The Cubs let Alfonseca walk after the 2003 season. The Braves signed him and, if you need any more proof that Leo Mazzone is one of the greatest pitching coaches in the history of Major League Baseball, Mazzone coaxed a 2.57 ERA and a 1.344 WHIP out of Alfonseca, both lows for Alfonseca’s career. Another case of a Cub sucking worse in a Cubs uniform, or an indictment of Cubs pitching coach Larry Rothschild? Maybe a little bit of both.

Low Point: May 26, 2003. I was tempted to use this low point for Juan Cruz. But I wanted to save this one for Alfonseca. I vividly remember listening to this game on MLB.com radio. I remember it so well because I seriously thought it was going to kill Ron Santo. The Cubs entered the top of the 8th inning down 1-0 to the Pittsburgh Pirates in Wrigley Field. Cruz failed to retire any of the six batters he faced, allowing three runs to score and leaving the bases loaded for Alfonseca. Alfonseca walked in a run, then retired the next two batters he faced on a fielder’s choice and a strikeout. Had he been able to slam the door, the Cubs may have had a chance to rally from a 5-0 deficit. Instead, Alfonseca allowed four straight two-out singles before retiring Aramis Ramirez. By the end of the inning, a 1-0 pitchers’ duel had turned into a 10-0 laugher. Kenny Lofton got two hits in the inning, and both Jeff Reboulet and Brian Giles reached base twice.
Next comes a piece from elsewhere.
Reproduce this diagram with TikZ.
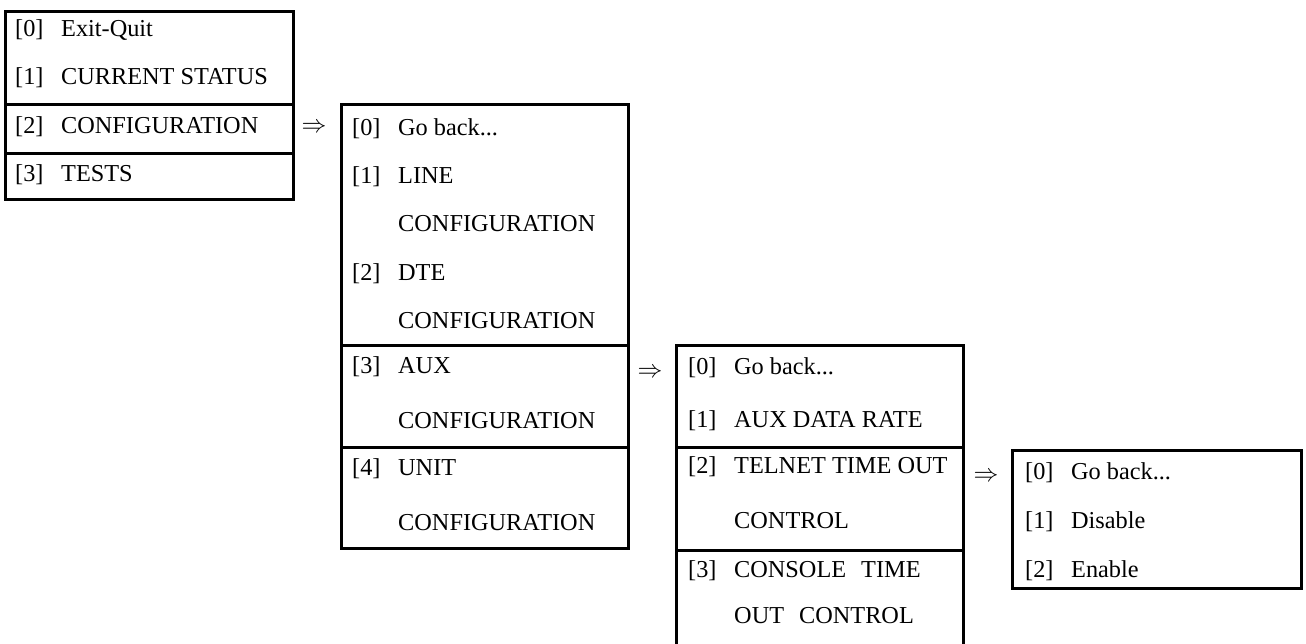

Did You Know? Alfonseca was once chased by a demon. In 2002, the Marlins expected Alfonseca to lose 15 pounds to relieve stress on a herniated disc. Rather then shatter the Marlins’ scale into a million tiny pieces during a weigh-in, Alfonseca chose to cuss out professional wrestler and Marlins conditioning coach Dale “The Demon” Torborg. Torborg screamed at Alfonseca so violently that Alfonseca ran like a little bitch to the trainer’s office and locked the door. No word on whether he used his tiny polydactyly fingers to lock the door.

  • He’s only 9?!?

    Ugh. I can only begin to imagine the ridiculous amount of repressed memories (and anger) that are about to be unleashed by the next 8 f@cksucks.

  • Slaky

    You’re hitting your stride, kid.

    The closer we get the more hate I feel. It helps, given the way the current group of shit camels are playing. You must feel all kinds of inspired.

  • We can only hope that the Cubs are purposely playing like shit to feed my hatred for the Bottom 10. When it’s over, maybe they’ll start playing like not a bunch of assholes, perhaps?

  • Slaky

    You know that’s just not true.

    I’m hoping for at least 7 more losses in a row. Pile the dirt on the grave, so to speak.

    Fuck Jim Hendry for sitting there, eating pizza while Wrigley burns.

  • TG

    Good summary, Kerm. I won’t hate any of the following eight quite as much as I hate Alf, but I understand.

  • TDubbs

    He had 12 toes too

  • Flem

    This article sums up my feelings on Alfonseca:

    Antonio Alfonseca Once Again Leads Major-League Relievers In Fingers

  • Antonio AlFATseca or Alfonsucka? I don’t know. He sucked big time though. The only one good moment he had was in 2003 in that 10 hour-rain delay game against Arizona. AlFatSeca was the only reliever left with Shawn Estes warming up in a game which I believe ended in 17 innings. Alfonseca pitched three scoreless innings including one inning I believe had the bases loaded and nobody out. YIKES!

    Bad Kerm, I think his low point also could have been that game in St. Louis 2003 where he bobbled that grounder and stumbled on the mound and shit away the game.

  • TG, I consider that a challenge. I’d be willing you bet you hate at least 50% of the Bottom 8 more than Alf.

  • 1) Holy crap I thought I was the only who STILL remembered how MAJOR LEAGUE MANAGER Don Baylor managed to funk up that double switch. How hard is it to calculate the worst case scenario–bases loaded, two outs–and then go backwards from there? No wonder that dumbass hasn’t found another manager’s job.

    2) Those comments at “Bugs and Cranks” or whatever it is were pretty hilarious.

    Good work, Kerm.

    And so long as Todd Hundley is in the Top One, I’m sure we’ll all go home happy.

  • CT

    One of my biggest regrets is that Dale Torborg didn’t catch that fat piece of shit and tear him limb from limb.

  • bocaj

    you would have boned mrs. alfonseca on your honeymoon just to prevent antonio from ever being born?

  • vapor

    you left out he is without a doubt the ugliest person to play for the Cubs, or perhaps ANY team, minor leagues included

  • Michael Wuertz and David Weathers say otherwise.

  • bocaj

    don’t forget ryan theriot

  • Jack

    Kerm, your nightmare may come true. Jose Measa was released by the Tigers and the Cubs need bullpen help. You do the math. Right now, Jim Hendry’s sugar coated fingers are dialing the number for Mesa’s agent to plead with him to allow the big man to come to Wrigley for the remainder of the year. Please, Jesus, let the line be busy. Let the Royals or Rays sign this big piece of blubber before our dipshit GM can get through.